The luminous essays of journalist Marcia DeSanctis’s A Hard Place to Leave juxtapose the restless search for elsewhere with longing for home.
The entries begin in a dank Moscow hotel room in 1983, and end with DeSanctis on a blazing West Texas trail in 2020. The disparate sites bookend her global travels well. DeSanctis recalls summiting a Rwandan volcano in the rainy season—and in tennis shoes; being stunned by Lapland’s Northern Lights; falling in love with Paris multiple times; and encountering spies, heads of state, all manner of wildlife, and the ghosts of her own past. Her individual essays also encompass topics like the immensity of the cosmos and tender personal encounters, as with a street dog in Africa whose longing found instant resonance in DeSanctis’s seeking heart.

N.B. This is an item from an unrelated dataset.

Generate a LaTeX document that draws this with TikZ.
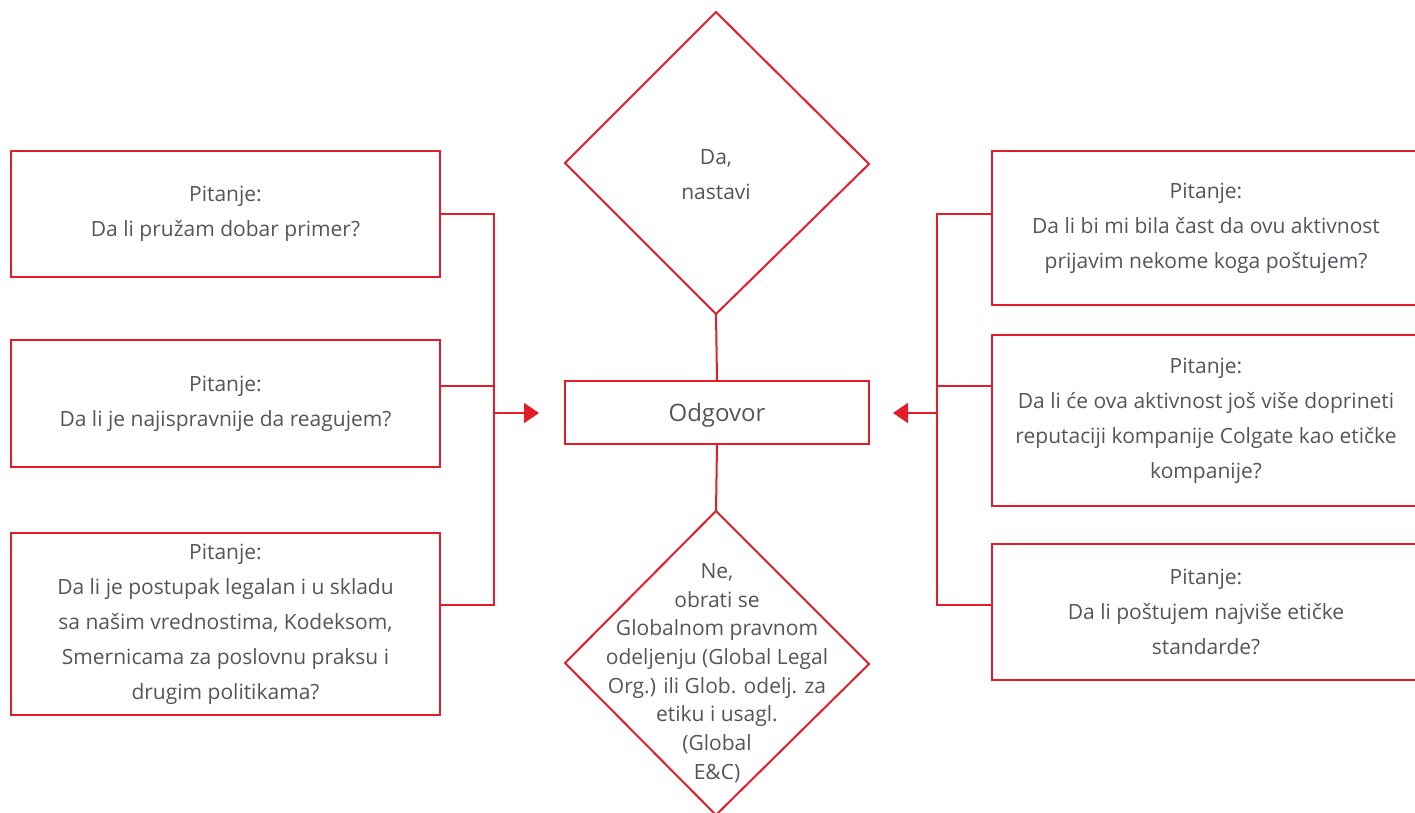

Examining her need to engage in the restless, repetitive travel loop of “leave, return, stay, repeat,” DeSanctis recognizes it as a way to reduce ruminations on loss and mortality. As a mother, she knows how “nature charges ahead even when the heart is reluctant”; every milestone makes her less necessary in her children’s lives. And, while loving her sculptor husband and their rural New England home, she knows that a house “does not hold memories sweetly,” but compels backward looks during the steady approach of old age. Not wanting her life to be about that, she travels—most often solo for solitude and freedom, often to enough places that her coffee is all that reminds her that she’s the same person everywhere that she wakes up.
A Hard Place to Leave gathers memories from a restless, adventure-filled search for an elusive elsewhere.